The Philosophical Fork Thailand Faces
Chakrabhand's decision illuminates a choice increasingly common in Thailand's contemporary art world: whether cultural legacy constitutes heritage or commodity. As international collector interest grew and auction houses established regional presence, National Artists confronted genuine financial pressure. Their heirs face even steeper temptation when inheritance taxes, conservation costs, and operational expenses compound. Selling a single major work could fund decades of preservation or facilitate generational wealth transfer.
He chose differently. That decision now ensures roughly 400 artworks remain permanently accessible rather than scattered across climate-controlled private vaults. It establishes precedent—however fragile—that National Artist designation carries custodial obligation, not merely market prestige. It demonstrates that a family can prioritize cultural stewardship over financial optimization, though doing so requires accepting perpetual operational responsibility without guaranteed institutional support.
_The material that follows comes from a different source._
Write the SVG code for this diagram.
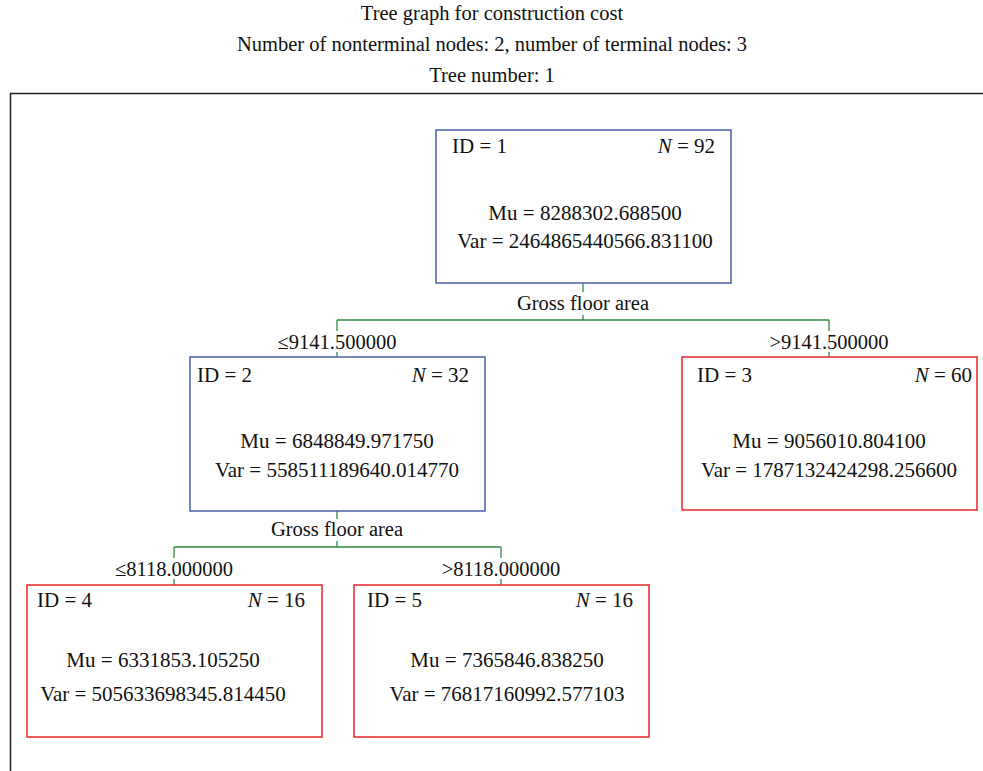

The museum opened formally on March 16, 2026, with public access beginning March 29. This timing creates operational cushion before anticipated increased visitation, allowing staff to refine systems and test conservation protocols. The foundation maintains a Facebook page for booking and updates, recognizing that most Thailand-based audiences navigate digital appointment systems rather than telephone-only reservations.
For collectors monitoring Thai art prices, educators planning museum visits, students beginning visual arts training, or anyone observing how cultural legacy gets managed in contemporary Thailand, this museum represents a decisive institutional moment. One family subordinated personal financial interest to public cultural stewardship. Whether that choice proves economically sustainable—whether staffing, funding, and community support remain adequate across years or decades—remains the question pressing forward.